- Data segment -
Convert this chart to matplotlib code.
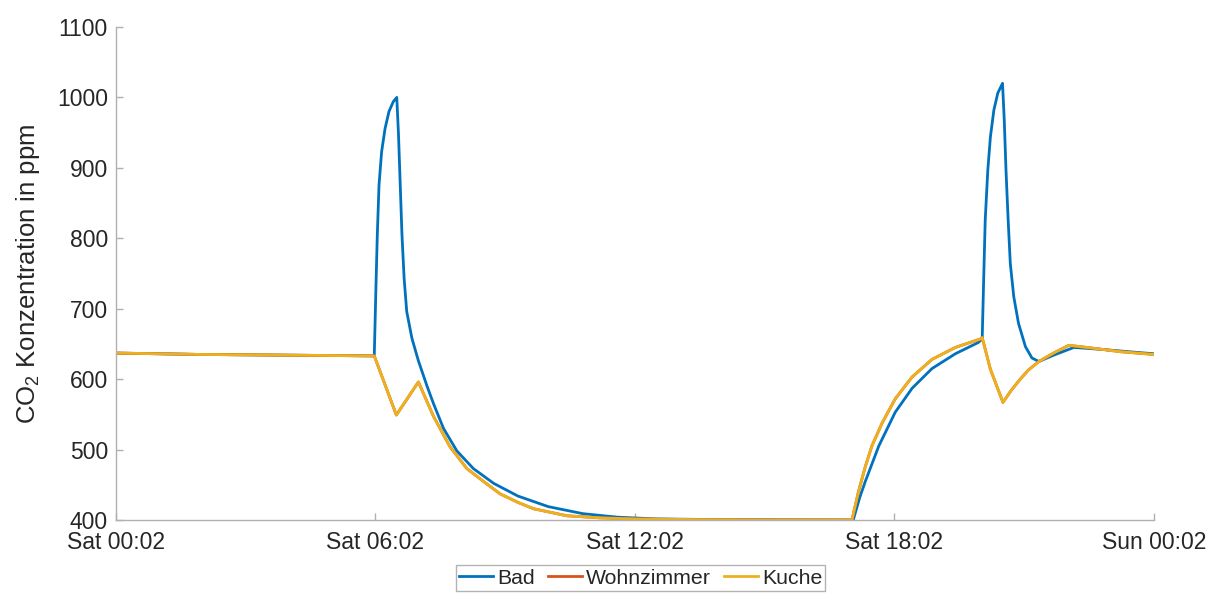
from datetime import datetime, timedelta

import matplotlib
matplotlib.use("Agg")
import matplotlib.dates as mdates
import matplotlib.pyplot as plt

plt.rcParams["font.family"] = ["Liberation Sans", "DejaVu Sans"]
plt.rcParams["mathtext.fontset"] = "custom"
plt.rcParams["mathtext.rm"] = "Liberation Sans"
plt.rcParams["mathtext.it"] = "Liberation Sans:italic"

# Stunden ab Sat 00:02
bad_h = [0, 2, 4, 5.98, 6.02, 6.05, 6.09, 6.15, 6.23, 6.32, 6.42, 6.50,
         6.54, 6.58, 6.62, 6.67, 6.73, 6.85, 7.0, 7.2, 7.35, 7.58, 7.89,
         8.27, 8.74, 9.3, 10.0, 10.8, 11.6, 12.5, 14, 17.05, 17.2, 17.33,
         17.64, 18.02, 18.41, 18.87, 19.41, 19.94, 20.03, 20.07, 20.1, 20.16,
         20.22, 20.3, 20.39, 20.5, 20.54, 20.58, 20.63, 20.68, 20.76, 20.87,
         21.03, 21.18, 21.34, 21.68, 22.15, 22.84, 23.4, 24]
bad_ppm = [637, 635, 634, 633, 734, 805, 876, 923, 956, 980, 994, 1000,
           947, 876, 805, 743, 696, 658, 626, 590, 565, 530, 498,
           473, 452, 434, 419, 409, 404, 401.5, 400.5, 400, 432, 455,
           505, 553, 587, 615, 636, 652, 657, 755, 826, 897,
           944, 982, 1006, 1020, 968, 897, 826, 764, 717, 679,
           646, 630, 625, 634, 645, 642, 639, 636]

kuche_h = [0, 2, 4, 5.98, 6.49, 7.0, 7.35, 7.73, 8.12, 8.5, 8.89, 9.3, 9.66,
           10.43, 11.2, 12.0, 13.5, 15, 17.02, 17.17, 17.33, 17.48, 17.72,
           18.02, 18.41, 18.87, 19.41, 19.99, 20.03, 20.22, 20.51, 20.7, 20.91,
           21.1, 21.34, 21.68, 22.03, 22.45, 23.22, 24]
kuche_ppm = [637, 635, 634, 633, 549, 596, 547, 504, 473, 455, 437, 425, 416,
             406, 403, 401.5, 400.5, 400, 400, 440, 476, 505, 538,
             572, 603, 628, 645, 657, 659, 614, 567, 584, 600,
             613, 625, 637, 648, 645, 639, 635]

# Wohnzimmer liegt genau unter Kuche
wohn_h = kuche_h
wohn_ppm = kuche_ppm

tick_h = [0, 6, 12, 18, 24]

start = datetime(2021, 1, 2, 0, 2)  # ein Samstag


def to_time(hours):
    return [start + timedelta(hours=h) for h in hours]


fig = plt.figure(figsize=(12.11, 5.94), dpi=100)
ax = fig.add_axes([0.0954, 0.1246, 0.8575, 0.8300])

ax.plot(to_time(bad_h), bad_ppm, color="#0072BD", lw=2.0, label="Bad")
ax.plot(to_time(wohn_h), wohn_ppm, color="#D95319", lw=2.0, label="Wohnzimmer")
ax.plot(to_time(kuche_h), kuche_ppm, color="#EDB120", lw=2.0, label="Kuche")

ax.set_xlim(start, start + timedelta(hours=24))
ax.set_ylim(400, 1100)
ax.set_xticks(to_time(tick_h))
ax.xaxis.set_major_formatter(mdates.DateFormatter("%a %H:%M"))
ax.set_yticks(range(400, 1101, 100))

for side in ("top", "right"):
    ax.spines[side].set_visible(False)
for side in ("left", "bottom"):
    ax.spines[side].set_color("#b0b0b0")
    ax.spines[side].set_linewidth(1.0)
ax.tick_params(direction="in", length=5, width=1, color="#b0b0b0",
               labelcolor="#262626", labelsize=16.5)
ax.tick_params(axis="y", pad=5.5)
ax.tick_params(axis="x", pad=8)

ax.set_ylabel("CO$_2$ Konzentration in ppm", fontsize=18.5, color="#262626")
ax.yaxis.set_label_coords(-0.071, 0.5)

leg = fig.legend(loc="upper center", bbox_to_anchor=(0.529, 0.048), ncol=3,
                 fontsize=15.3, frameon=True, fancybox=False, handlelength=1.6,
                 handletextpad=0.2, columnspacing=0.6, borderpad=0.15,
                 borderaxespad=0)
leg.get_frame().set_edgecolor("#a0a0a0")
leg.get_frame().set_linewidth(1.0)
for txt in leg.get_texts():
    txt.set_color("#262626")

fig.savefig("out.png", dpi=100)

- Request -
Write out every line above exactly as it is, leaving out the pictures.

- Finished answer -
Convert this chart to matplotlib code.
from datetime import datetime, timedelta

import matplotlib
matplotlib.use("Agg")
import matplotlib.dates as mdates
import matplotlib.pyplot as plt

plt.rcParams["font.family"] = ["Liberation Sans", "DejaVu Sans"]
plt.rcParams["mathtext.fontset"] = "custom"
plt.rcParams["mathtext.rm"] = "Liberation Sans"
plt.rcParams["mathtext.it"] = "Liberation Sans:italic"

# Stunden ab Sat 00:02
bad_h = [0, 2, 4, 5.98, 6.02, 6.05, 6.09, 6.15, 6.23, 6.32, 6.42, 6.50,
         6.54, 6.58, 6.62, 6.67, 6.73, 6.85, 7.0, 7.2, 7.35, 7.58, 7.89,
         8.27, 8.74, 9.3, 10.0, 10.8, 11.6, 12.5, 14, 17.05, 17.2, 17.33,
         17.64, 18.02, 18.41, 18.87, 19.41, 19.94, 20.03, 20.07, 20.1, 20.16,
         20.22, 20.3, 20.39, 20.5, 20.54, 20.58, 20.63, 20.68, 20.76, 20.87,
         21.03, 21.18, 21.34, 21.68, 22.15, 22.84, 23.4, 24]
bad_ppm = [637, 635, 634, 633, 734, 805, 876, 923, 956, 980, 994, 1000,
           947, 876, 805, 743, 696, 658, 626, 590, 565, 530, 498,
           473, 452, 434, 419, 409, 404, 401.5, 400.5, 400, 432, 455,
           505, 553, 587, 615, 636, 652, 657, 755, 826, 897,
           944, 982, 1006, 1020, 968, 897, 826, 764, 717, 679,
           646, 630, 625, 634, 645, 642, 639, 636]

kuche_h = [0, 2, 4, 5.98, 6.49, 7.0, 7.35, 7.73, 8.12, 8.5, 8.89, 9.3, 9.66,
           10.43, 11.2, 12.0, 13.5, 15, 17.02, 17.17, 17.33, 17.48, 17.72,
           18.02, 18.41, 18.87, 19.41, 19.99, 20.03, 20.22, 20.51, 20.7, 20.91,
           21.1, 21.34, 21.68, 22.03, 22.45, 23.22, 24]
kuche_ppm = [637, 635, 634, 633, 549, 596, 547, 504, 473, 455, 437, 425, 416,
             406, 403, 401.5, 400.5, 400, 400, 440, 476, 505, 538,
             572, 603, 628, 645, 657, 659, 614, 567, 584, 600,
             613, 625, 637, 648, 645, 639, 635]

# Wohnzimmer liegt genau unter Kuche
wohn_h = kuche_h
wohn_ppm = kuche_ppm

tick_h = [0, 6, 12, 18, 24]

start = datetime(2021, 1, 2, 0, 2)  # ein Samstag


def to_time(hours):
    return [start + timedelta(hours=h) for h in hours]


fig = plt.figure(figsize=(12.11, 5.94), dpi=100)
ax = fig.add_axes([0.0954, 0.1246, 0.8575, 0.8300])

ax.plot(to_time(bad_h), bad_ppm, color="#0072BD", lw=2.0, label="Bad")
ax.plot(to_time(wohn_h), wohn_ppm, color="#D95319", lw=2.0, label="Wohnzimmer")
ax.plot(to_time(kuche_h), kuche_ppm, color="#EDB120", lw=2.0, label="Kuche")

ax.set_xlim(start, start + timedelta(hours=24))
ax.set_ylim(400, 1100)
ax.set_xticks(to_time(tick_h))
ax.xaxis.set_major_formatter(mdates.DateFormatter("%a %H:%M"))
ax.set_yticks(range(400, 1101, 100))

for side in ("top", "right"):
    ax.spines[side].set_visible(False)
for side in ("left", "bottom"):
    ax.spines[side].set_color("#b0b0b0")
    ax.spines[side].set_linewidth(1.0)
ax.tick_params(direction="in", length=5, width=1, color="#b0b0b0",
               labelcolor="#262626", labelsize=16.5)
ax.tick_params(axis="y", pad=5.5)
ax.tick_params(axis="x", pad=8)

ax.set_ylabel("CO$_2$ Konzentration in ppm", fontsize=18.5, color="#262626")
ax.yaxis.set_label_coords(-0.071, 0.5)

leg = fig.legend(loc="upper center", bbox_to_anchor=(0.529, 0.048), ncol=3,
                 fontsize=15.3, frameon=True, fancybox=False, handlelength=1.6,
                 handletextpad=0.2, columnspacing=0.6, borderpad=0.15,
                 borderaxespad=0)
leg.get_frame().set_edgecolor("#a0a0a0")
leg.get_frame().set_linewidth(1.0)
for txt in leg.get_texts():
    txt.set_color("#262626")

fig.savefig("out.png", dpi=100)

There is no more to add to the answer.